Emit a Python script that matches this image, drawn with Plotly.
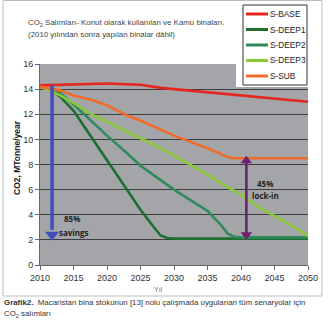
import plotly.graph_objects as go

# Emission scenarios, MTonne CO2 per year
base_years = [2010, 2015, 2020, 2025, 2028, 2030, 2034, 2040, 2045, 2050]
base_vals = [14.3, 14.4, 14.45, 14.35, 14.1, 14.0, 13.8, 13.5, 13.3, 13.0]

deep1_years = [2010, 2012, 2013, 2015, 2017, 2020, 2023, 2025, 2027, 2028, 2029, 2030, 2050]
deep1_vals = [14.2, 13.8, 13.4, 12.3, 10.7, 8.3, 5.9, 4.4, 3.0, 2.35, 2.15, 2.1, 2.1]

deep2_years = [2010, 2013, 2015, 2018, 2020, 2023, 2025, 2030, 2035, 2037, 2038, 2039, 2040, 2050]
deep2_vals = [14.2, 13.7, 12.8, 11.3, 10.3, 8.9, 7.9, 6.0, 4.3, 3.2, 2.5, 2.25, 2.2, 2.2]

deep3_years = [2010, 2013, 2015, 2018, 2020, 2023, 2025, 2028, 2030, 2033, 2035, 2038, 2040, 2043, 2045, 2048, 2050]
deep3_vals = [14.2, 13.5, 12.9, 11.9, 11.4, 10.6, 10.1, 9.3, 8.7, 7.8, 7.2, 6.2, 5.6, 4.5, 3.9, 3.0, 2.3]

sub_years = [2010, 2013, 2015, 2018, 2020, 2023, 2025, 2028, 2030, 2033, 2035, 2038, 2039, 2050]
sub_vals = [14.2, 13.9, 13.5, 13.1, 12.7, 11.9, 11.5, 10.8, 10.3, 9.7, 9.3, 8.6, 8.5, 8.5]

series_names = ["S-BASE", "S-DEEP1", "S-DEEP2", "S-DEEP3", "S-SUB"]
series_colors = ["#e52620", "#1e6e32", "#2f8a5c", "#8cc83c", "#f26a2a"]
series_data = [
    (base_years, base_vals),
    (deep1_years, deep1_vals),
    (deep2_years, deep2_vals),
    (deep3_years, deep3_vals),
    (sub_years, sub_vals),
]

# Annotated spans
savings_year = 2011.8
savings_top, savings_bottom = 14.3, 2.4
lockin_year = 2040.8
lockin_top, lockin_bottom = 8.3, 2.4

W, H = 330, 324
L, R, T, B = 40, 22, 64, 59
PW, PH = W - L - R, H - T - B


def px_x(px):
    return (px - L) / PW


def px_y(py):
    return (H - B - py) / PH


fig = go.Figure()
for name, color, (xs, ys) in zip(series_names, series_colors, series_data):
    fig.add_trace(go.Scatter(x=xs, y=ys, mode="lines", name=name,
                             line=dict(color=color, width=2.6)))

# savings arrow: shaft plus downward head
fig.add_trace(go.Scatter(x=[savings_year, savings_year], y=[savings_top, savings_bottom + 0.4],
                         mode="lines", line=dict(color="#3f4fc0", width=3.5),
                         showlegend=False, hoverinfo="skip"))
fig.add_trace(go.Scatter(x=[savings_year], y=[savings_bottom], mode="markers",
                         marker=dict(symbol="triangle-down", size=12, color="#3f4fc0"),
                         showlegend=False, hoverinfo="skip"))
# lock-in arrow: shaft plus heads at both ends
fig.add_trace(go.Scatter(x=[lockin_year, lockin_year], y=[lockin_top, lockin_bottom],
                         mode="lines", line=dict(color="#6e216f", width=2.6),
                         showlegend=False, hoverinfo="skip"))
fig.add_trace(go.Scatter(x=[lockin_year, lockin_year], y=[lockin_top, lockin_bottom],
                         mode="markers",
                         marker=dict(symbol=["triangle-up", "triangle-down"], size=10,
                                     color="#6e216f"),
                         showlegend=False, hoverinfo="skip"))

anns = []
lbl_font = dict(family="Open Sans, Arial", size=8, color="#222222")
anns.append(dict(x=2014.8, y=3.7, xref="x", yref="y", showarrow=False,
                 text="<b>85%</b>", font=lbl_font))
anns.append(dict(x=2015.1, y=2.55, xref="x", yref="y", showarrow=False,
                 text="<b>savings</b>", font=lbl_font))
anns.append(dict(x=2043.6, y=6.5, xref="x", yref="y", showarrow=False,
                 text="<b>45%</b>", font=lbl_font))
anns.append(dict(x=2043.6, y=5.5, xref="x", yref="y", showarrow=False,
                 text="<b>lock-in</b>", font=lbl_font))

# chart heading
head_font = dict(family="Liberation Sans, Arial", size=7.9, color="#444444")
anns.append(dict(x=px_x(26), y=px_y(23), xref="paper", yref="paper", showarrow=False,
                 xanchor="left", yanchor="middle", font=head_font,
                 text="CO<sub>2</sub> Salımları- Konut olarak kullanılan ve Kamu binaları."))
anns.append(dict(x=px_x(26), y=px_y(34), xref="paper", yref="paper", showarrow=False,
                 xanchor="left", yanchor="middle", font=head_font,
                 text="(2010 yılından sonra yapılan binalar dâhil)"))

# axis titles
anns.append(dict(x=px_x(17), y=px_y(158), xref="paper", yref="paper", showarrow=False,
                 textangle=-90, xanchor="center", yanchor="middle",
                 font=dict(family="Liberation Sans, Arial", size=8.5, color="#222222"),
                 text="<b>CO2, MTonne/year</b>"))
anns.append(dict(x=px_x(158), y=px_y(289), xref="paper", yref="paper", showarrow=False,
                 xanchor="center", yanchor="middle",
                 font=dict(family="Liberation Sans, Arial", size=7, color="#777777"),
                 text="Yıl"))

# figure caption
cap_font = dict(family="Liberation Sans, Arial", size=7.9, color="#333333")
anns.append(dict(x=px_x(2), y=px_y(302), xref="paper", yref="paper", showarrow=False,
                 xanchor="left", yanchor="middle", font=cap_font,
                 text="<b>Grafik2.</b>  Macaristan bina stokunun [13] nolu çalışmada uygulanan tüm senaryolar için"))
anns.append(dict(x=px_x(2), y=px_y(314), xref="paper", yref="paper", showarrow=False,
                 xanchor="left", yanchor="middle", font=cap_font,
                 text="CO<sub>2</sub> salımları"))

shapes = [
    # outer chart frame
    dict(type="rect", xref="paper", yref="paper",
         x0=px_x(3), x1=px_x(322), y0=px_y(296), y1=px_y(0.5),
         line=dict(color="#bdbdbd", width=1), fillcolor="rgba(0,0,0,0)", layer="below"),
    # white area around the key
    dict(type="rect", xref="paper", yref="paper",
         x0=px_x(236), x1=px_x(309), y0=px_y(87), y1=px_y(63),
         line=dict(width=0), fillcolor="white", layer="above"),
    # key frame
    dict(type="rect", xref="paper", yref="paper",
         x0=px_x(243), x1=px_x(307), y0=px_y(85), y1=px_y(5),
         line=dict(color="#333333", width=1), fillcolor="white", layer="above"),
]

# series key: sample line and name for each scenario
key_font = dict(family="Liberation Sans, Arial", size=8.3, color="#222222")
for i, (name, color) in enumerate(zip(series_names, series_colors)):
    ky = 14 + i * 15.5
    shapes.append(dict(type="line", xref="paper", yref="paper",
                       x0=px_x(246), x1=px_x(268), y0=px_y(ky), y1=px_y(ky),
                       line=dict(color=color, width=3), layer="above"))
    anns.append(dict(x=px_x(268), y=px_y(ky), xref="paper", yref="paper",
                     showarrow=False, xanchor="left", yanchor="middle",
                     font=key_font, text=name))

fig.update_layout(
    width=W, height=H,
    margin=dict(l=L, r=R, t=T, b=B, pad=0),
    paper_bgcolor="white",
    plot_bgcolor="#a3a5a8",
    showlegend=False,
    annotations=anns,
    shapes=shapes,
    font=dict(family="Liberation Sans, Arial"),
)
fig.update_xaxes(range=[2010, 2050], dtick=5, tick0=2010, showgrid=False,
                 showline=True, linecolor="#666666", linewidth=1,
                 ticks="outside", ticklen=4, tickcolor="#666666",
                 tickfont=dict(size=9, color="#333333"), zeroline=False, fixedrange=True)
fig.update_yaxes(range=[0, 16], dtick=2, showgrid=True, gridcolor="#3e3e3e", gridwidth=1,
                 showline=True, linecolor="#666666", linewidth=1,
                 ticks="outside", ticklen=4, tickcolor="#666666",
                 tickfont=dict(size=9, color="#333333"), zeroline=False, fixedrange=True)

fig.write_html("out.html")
○ ○ ○
From the opening line of the listing above through the line bearing "2.15, 2.1, 2.1]", repeat each line exactly. Drop every picture.

▶ [Response to the task]
Emit a Python script that matches this image, drawn with Plotly.
import plotly.graph_objects as go

# Emission scenarios, MTonne CO2 per year
base_years = [2010, 2015, 2020, 2025, 2028, 2030, 2034, 2040, 2045, 2050]
base_vals = [14.3, 14.4, 14.45, 14.35, 14.1, 14.0, 13.8, 13.5, 13.3, 13.0]

deep1_years = [2010, 2012, 2013, 2015, 2017, 2020, 2023, 2025, 2027, 2028, 2029, 2030, 2050]
deep1_vals = [14.2, 13.8, 13.4, 12.3, 10.7, 8.3, 5.9, 4.4, 3.0, 2.35, 2.15, 2.1, 2.1]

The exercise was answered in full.